The survey, conducted in July, is the profession's first look at the practical and financial effects of SOX 404.

"When we conducted our January survey, audit firms hadn't yet provided their clients with complete estimates for Section 404 work, because the auditing standards had not been finalized," said Colleen Sayther, FEI's president and chief executive. "Now that the standards are finalized and implementation efforts are further along, compliance costs can be more accurately determined."

The determinations have not all been pleasant. While companies are hoping that better governance and internal controls will improve public perception and attract investment, some see the measures as not much more than cost without benefit.

William R. Walker, chief financial officer and secretary of Hi/fn, a company that provides computer security solutions that has 150 employees and revenues of about $40 million, said that his company saved money by doing all SOX 404 documentation in-house, but it was still expensed at $200,000. At the same time, he expects audit fees to rise by 50 percent.
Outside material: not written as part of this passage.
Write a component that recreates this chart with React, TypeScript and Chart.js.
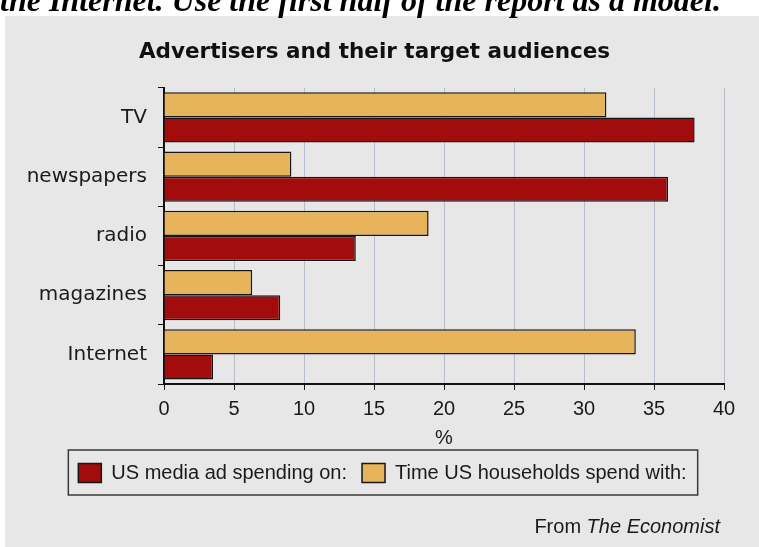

Are the improved governance and internal controls worth the cost?

"No," Walker said. "I'm doing things like I did before. I probably have better documentation, but procedurally, it's the same. I've added hundreds of thousands of dollars to my operating expenses, and I'm not doing anything differently."

While Walker said that changes in governance at his company were not significant, the FEI survey found larger companies making more drastic changes. The survey found that 81 of the top 100 companies had boards with at least three quarters of their directors independent from management. At 35 companies, the chief executive was the only management member of the board. The major stock exchanges only require half of the board to be independent.

In an apparent effort to improve public perception, 42 percent of the companies disclosed the names of more than one financial expert on the corporate audit committee. Audit committees also met more often than before. At 46 companies, they met nine times or more in 2003. In 2002, only 23 audit committees met that often.

As companies demanded more of their boards of directors, retainers for directors increased significantly. Nine of the top companies paid more than $80,000 in 2003, compared to only three in 2002. The majority of companies paid between $20,000 and $80,000. In 2002, the majority of companies paid between $15,000 and $50,000. Only a small minority - 4 percent - paid an additional retainer to members of the audit committee.

The survey also found increases in the use of guidelines for stock ownership by board directors, with a majority of companies requiring directors to hold stock valued at a percentage of the individual's salary or retainer. More than half allowed directors to receive part of their retainer or salary in stock.

The options question

Though Sarbanes-Oxley has nothing to do with the controversy over the expensing of stock option compensation, 41 percent of the top 100 companies voluntarily expensed stock compensation in 2003, compared to only 9 percent in 2002.

The voluntary move by so many companies is significant, in that several industry groups, especially in new technology, are resisting a likely new rule from the Financial Accounting Standards Board that would require such expensing. Under current rules, financial reports need only disclose the estimated impact on the balance sheet if options were expensed.

The survey found estimates in the cost of complying with SOX to have risen over the past six months. Among the 224 companies that responded to the FEI poll, the average number of employee hours spent to comply with requirements for internal control was 25,667 hours, plus 5,037 hours by external, non-employee personnel. In January of this year, the averages were 12,265 and 3,059, respectively.

Hi/fn's Walker said that the survey was generally reflective of his company's experience.

"[SOX Section 404] is a very expensive operation for small companies," he said. "It's hard intellectually to argue against good internal controls, but the costs, with minimal value, are significant."